High Performance Exhaust Mufflers

You know that your engine produces a great deal of pressure and heat. There is also a great deal of pressure coming OFF of the engine. When the noise and a gases stream out, they make a lot of noise.

To help you understand why you should upgrade your stock muffler, this is a brief breakdown of what happens in your engine's combustion chamber:

1. Intake stroke:

The piston first starts at the top of the cylinder. The intake valve opens to let the air into the cylinder. The piston moves down, creating a vacuum that lets the cylinder get filled with the mixture of air and fuel.

2. Compression stroke:

The piston then moves up again. This compresses the mixture of air and fuel. This compression is necessary to make the next stroke, the combustion stroke, more potent.

3. Combustion stroke:

While the piston is at the top of the cylinder, the spark plug gives off a spark. This spark ignites the air and fuel mixture and creates an explosion. This explosion is what drives the piston back down.

4. Exhaust stroke:

When the piston gets to the bottom of the cylinder, the exhaust valve opens. This sucks the exhaust out of the cylinder to exit out of the exhaust piping.

As you know, exhaust mufflers were originally intended to keep cars from sounding like a semi truck or an army tank.

Exhaust mufflers usually accomplish this by containing a maze of twists, turns, and noise dampening material. This is fine, unless you are into increasing your car's horsepower.

After the exhaust stroke, the gases from all of your cylinders are passed into your exhaust manifold, into one pipe, through the catalytic converter, and out of the muffler. However, your cylinders are not firing at the same time. This means that your exhaust is being passed out of the cylinders and arrives in the exhaust manifold at different times.

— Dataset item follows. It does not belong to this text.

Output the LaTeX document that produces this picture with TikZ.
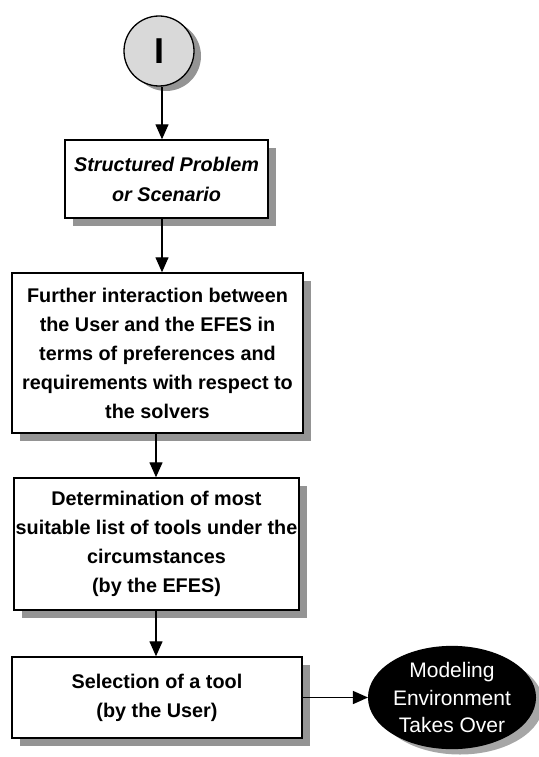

These variations causes the exhaust gases to build up and become turbulent, thus creating backpressure.

Backpressure keeps the exhaust from flowing freely out of your cylinders, into the exhaust manifold, through the
catalytic converter, and out of the muffler. Those exhaust gases get caught in the the twists and turns of the stock
exhaust muffler and creates turbulence and backpressure.

How does the high performance exhaust muffler fit into this equation?

The glass pack or cherry bomb type of performance exhaust muffler is popular with aftermarket tuners. Instead of the
twists and turns, it uses absorption material to control the sound.

The pipe, which contains many perforations or holes, allows the exhaust to go straight through. There is a layer of steel-wrapped fiberglass around the pipe, acting as an insulator.

This type of straight through muffler design greatly decreases backpressure and increases horsepower. You want as little backpressure as possible because it robs you of power!